Итак, сев за стол, я приготовился писать, но, возможно, оттого, что душа моя была неспокойна, кисть не двигалась.
С тех пор как Великая Природа ясно приказала мне: «Твоя миссия — писать», у меня почти не бывало такого, чтобы, сев за стол, я не мог писать.
Поэтому, устремив свой взор на небо за окном, я стал размышлять, что бы это могло значить, и, осознав, что мне просто не о чем писать, вдруг почувствовал приступ смеха.
В тот же момент меня вдруг словно окатили холодной водой:
— Для тебя не знать, о чем писать, означает не иметь цели в жизни. Ты уничтожил в себе все проявления самонадеянности, не говоря уж об эгоистических желаниях, и перестал ощущать свое «я» в результате упражнений, которые выполнял очень старательно, очень терпеливо. Это было хорошо, и Бог хвалит тебя за это. Однако послушай, если человек отказывается от себя, то по воле Неба он должен стать добрым и полным сострадания человеком, иначе это бесполезно… Итак, готовься, сейчас тебе даруют Небесную жизнь.
В тот же момент раздался грохот, и над моей головой как будто ударила молния, я пригнул голову к столу и на некоторое время, кажется, потерял сознание…
Сколько это продолжалось — не знаю, очнувшись, я решил, что в меня ударила молния, и не мог поднять головы.
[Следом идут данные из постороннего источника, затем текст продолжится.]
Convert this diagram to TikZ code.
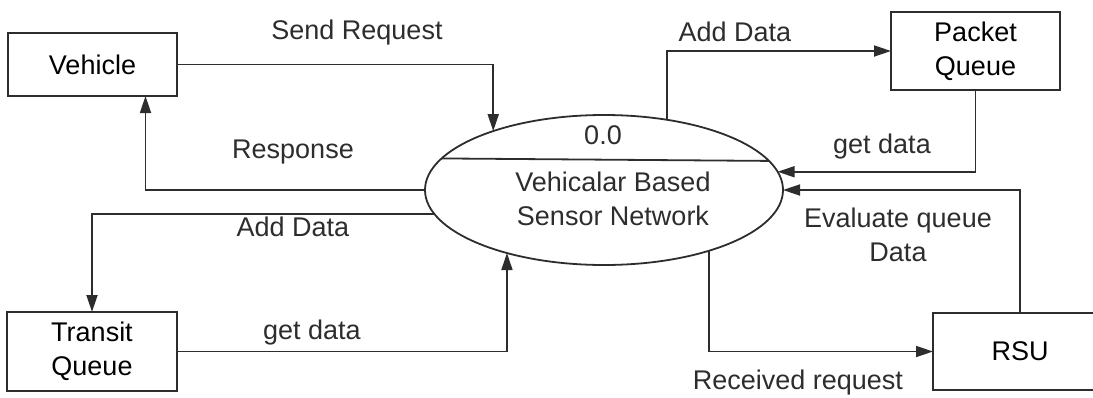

Полилась красивая музыка… Прекрасная мелодия, что-то похожее на никогда не слышанный квартет. Увлеченный, я заслушался и снова задремал… и проснулся, когда звучала Пятая симфония Бетховена.
— Ну кто же засыпает в полдень! — воскликнул я и сам над собой рассмеялся. Может, оттого, что я отрешился от себя, во мне ничто не откликалось на эту музыку. — Небесные жители! Смейтесь над лентяем, каким я стал… — воскликнул я громко…
Из северного окна кабинета виднелись зеленые верхушки густых деревьев, росших вокруг соседнего особняка, они медленно колыхались, как будто подернутые рябью, и словно что-то сообщали мне.
Я прислушался; деревья, едва колыхаясь, тихо хором исполняли какую-то мелодию. Небесную мелодию, с утра, не умолкая… Неожиданно для себя я встал и, пропев: «Благодарю» сложил вместе ладони и устремил взгляд на чудную зыбь деревьев…
— Слушай внимательно Небесную музыку. Если человек живет в Райском мире, он всегда может слышать Небесную музыку, более того, может испытать Небесное блаженство. Теперь все смогут жить так. Жизнь в радости — именно это.
— Спасибо, Жак! — воскликнул я и обернулся, но Жака не было. Я немного огорчился, но тут из-за красиво колышущихся верхушек деревьев, окружавших соседний особняк, до меня донесся тихий голос Жака:
— Кодзиро! Зыбь зеленых деревьев… Небо так доносит до тебя Небесную музыку. Слушай хорошенько. Потому что музыка — это язык Неба.
Я не мог оторвать взгляда от колышущихся деревьев, из-за них тихо слышалась музыка прекрасного оркестра, из моих глаз текли слезы, а ладони были молитвенно сложены.
— Как это прекрасно — при жизни испытать райское блаженство… Все мои друзья по Истинному миру радуются. Держись, пиши так, как велит тебе Великая Природа, о Небесной доброте и радости. — С этими словами Жак обнял меня, прекрасная Небесная музыка тихо звучала, как симфония. Тепло тела Жака как будто дало мне силу жизни, это было действительно прекрасно.
Глава шестая
Сейчас я, как и каждый год, провожу лето на нашей даче в Каруидзаве. Часто ко мне неожиданно заходят какие-то незнакомые мне люди, называющие себя моими читателями, и обязательно спрашивают:
— Когда вы построили эту дачу?
Однако этот домик, напоминающий горную хижину, строил не я, а, как это ни смешно, построили для меня и без моего ведома, посовещавшись между собой, три знаменитых в свое время в Японии человека, так что я даже совершенно не знал ни места, ни планировки этого дома.
Вот так.
Когда я, пройдя длительное лечение туберкулеза легких в горном санатории во Франции, получил разрешение вернуться к обычной жизни и мне было позволено, совершив сорокапятидневное путешествие на пароходе, вернуться на родину, единственным условием моего лечащего врача было:
— В течение ближайших десяти лет проводить лето в горах на высоте примерно тысяча метров над уровнем моря, вдали от моря.
Первое лето после моего возвращения на родину пришлось на 1930 год, и когда я размышлял над тем, где же мне найти место, отвечавшее этому условию, директор той средней школы, в которой я когда-то учился, пригласил меня в гости. Теперь он был директором седьмой средней школы в Токио, а летнее общежитие этой школы находилось на холме за горячими источниками Хосино. Сам директор тоже проводил там лето.